Short exercise - Emit the data below verbatim, stripping out any pictures.

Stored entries

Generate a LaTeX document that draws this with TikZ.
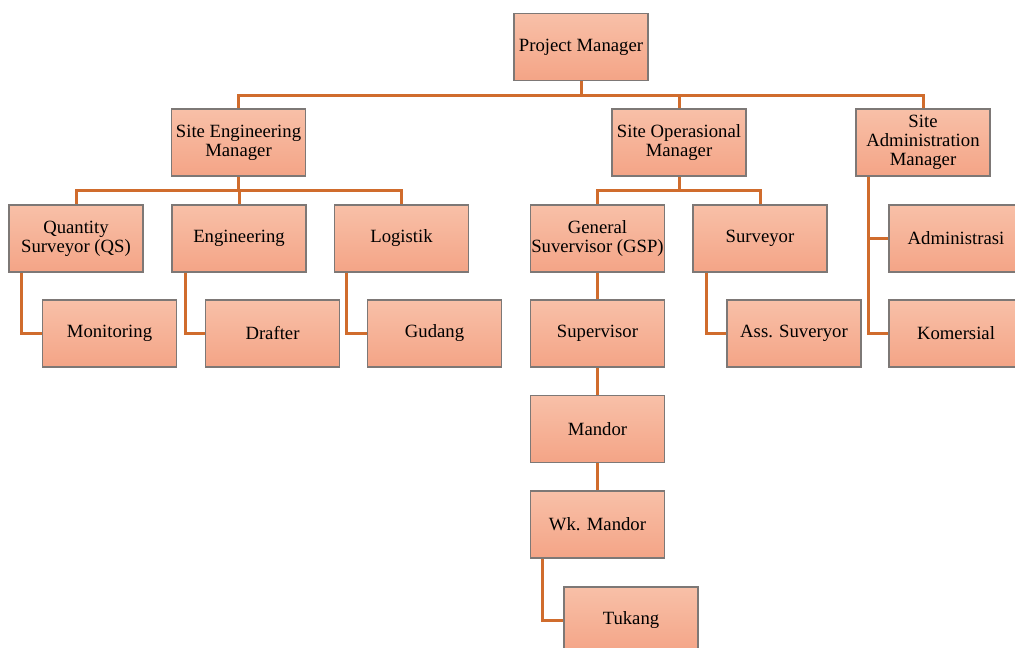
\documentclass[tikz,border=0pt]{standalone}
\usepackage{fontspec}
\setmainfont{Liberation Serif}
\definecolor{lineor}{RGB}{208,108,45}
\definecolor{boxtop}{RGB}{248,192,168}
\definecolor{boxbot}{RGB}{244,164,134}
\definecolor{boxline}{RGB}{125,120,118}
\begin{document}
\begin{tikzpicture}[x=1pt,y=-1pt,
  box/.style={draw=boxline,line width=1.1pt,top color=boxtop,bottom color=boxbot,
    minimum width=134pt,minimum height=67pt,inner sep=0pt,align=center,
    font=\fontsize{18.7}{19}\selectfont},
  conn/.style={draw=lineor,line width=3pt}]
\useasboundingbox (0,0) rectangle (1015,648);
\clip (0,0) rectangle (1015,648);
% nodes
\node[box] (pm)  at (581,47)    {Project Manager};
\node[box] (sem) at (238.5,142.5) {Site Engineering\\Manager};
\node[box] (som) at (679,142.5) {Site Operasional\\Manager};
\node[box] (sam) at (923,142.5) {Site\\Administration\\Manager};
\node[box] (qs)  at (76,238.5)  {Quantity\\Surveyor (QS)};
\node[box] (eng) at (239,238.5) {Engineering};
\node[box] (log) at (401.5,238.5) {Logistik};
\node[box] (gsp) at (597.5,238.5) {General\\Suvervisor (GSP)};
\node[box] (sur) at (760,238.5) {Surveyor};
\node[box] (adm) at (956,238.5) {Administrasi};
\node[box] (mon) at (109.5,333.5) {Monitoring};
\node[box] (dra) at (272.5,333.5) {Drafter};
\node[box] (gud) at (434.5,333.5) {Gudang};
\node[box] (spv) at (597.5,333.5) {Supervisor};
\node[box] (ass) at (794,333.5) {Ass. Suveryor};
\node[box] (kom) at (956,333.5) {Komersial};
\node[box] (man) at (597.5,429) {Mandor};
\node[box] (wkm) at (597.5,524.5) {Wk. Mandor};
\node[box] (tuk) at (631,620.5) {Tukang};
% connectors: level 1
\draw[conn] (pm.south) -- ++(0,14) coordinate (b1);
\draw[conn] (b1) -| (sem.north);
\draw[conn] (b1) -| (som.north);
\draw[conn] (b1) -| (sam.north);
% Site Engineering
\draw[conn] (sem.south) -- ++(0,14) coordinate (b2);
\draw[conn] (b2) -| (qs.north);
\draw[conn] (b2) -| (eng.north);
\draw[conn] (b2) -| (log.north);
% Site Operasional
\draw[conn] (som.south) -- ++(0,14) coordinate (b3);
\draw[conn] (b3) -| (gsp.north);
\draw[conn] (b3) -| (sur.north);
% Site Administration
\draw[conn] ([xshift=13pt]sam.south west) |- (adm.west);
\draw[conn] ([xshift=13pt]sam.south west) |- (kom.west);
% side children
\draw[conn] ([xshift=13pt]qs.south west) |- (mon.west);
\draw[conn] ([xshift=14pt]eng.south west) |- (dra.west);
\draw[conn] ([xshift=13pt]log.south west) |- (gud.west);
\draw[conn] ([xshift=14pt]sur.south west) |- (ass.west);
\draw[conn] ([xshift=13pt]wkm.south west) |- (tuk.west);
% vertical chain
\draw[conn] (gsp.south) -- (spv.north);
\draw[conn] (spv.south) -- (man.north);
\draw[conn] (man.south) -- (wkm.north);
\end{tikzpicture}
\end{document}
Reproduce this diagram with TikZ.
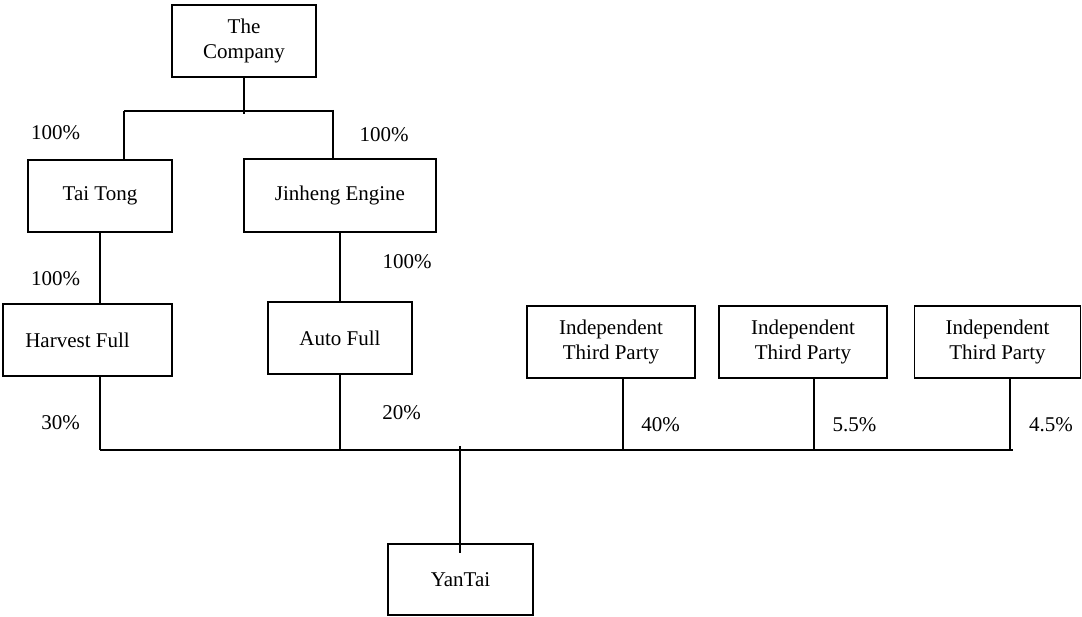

Task answer -
Generate a LaTeX document that draws this with TikZ.
\documentclass[tikz,border=0pt]{standalone}
\usepackage{fontspec}
\setmainfont{Liberation Serif}
\definecolor{lineor}{RGB}{208,108,45}
\definecolor{boxtop}{RGB}{248,192,168}
\definecolor{boxbot}{RGB}{244,164,134}
\definecolor{boxline}{RGB}{125,120,118}
\begin{document}
\begin{tikzpicture}[x=1pt,y=-1pt,
  box/.style={draw=boxline,line width=1.1pt,top color=boxtop,bottom color=boxbot,
    minimum width=134pt,minimum height=67pt,inner sep=0pt,align=center,
    font=\fontsize{18.7}{19}\selectfont},
  conn/.style={draw=lineor,line width=3pt}]
\useasboundingbox (0,0) rectangle (1015,648);
\clip (0,0) rectangle (1015,648);
% nodes
\node[box] (pm)  at (581,47)    {Project Manager};
\node[box] (sem) at (238.5,142.5) {Site Engineering\\Manager};
\node[box] (som) at (679,142.5) {Site Operasional\\Manager};
\node[box] (sam) at (923,142.5) {Site\\Administration\\Manager};
\node[box] (qs)  at (76,238.5)  {Quantity\\Surveyor (QS)};
\node[box] (eng) at (239,238.5) {Engineering};
\node[box] (log) at (401.5,238.5) {Logistik};
\node[box] (gsp) at (597.5,238.5) {General\\Suvervisor (GSP)};
\node[box] (sur) at (760,238.5) {Surveyor};
\node[box] (adm) at (956,238.5) {Administrasi};
\node[box] (mon) at (109.5,333.5) {Monitoring};
\node[box] (dra) at (272.5,333.5) {Drafter};
\node[box] (gud) at (434.5,333.5) {Gudang};
\node[box] (spv) at (597.5,333.5) {Supervisor};
\node[box] (ass) at (794,333.5) {Ass. Suveryor};
\node[box] (kom) at (956,333.5) {Komersial};
\node[box] (man) at (597.5,429) {Mandor};
\node[box] (wkm) at (597.5,524.5) {Wk. Mandor};
\node[box] (tuk) at (631,620.5) {Tukang};
% connectors: level 1
\draw[conn] (pm.south) -- ++(0,14) coordinate (b1);
\draw[conn] (b1) -| (sem.north);
\draw[conn] (b1) -| (som.north);
\draw[conn] (b1) -| (sam.north);
% Site Engineering
\draw[conn] (sem.south) -- ++(0,14) coordinate (b2);
\draw[conn] (b2) -| (qs.north);
\draw[conn] (b2) -| (eng.north);
\draw[conn] (b2) -| (log.north);
% Site Operasional
\draw[conn] (som.south) -- ++(0,14) coordinate (b3);
\draw[conn] (b3) -| (gsp.north);
\draw[conn] (b3) -| (sur.north);
% Site Administration
\draw[conn] ([xshift=13pt]sam.south west) |- (adm.west);
\draw[conn] ([xshift=13pt]sam.south west) |- (kom.west);
% side children
\draw[conn] ([xshift=13pt]qs.south west) |- (mon.west);
\draw[conn] ([xshift=14pt]eng.south west) |- (dra.west);
\draw[conn] ([xshift=13pt]log.south west) |- (gud.west);
\draw[conn] ([xshift=14pt]sur.south west) |- (ass.west);
\draw[conn] ([xshift=13pt]wkm.south west) |- (tuk.west);
% vertical chain
\draw[conn] (gsp.south) -- (spv.north);
\draw[conn] (spv.south) -- (man.north);
\draw[conn] (man.south) -- (wkm.north);
\end{tikzpicture}
\end{document}
Reproduce this diagram with TikZ.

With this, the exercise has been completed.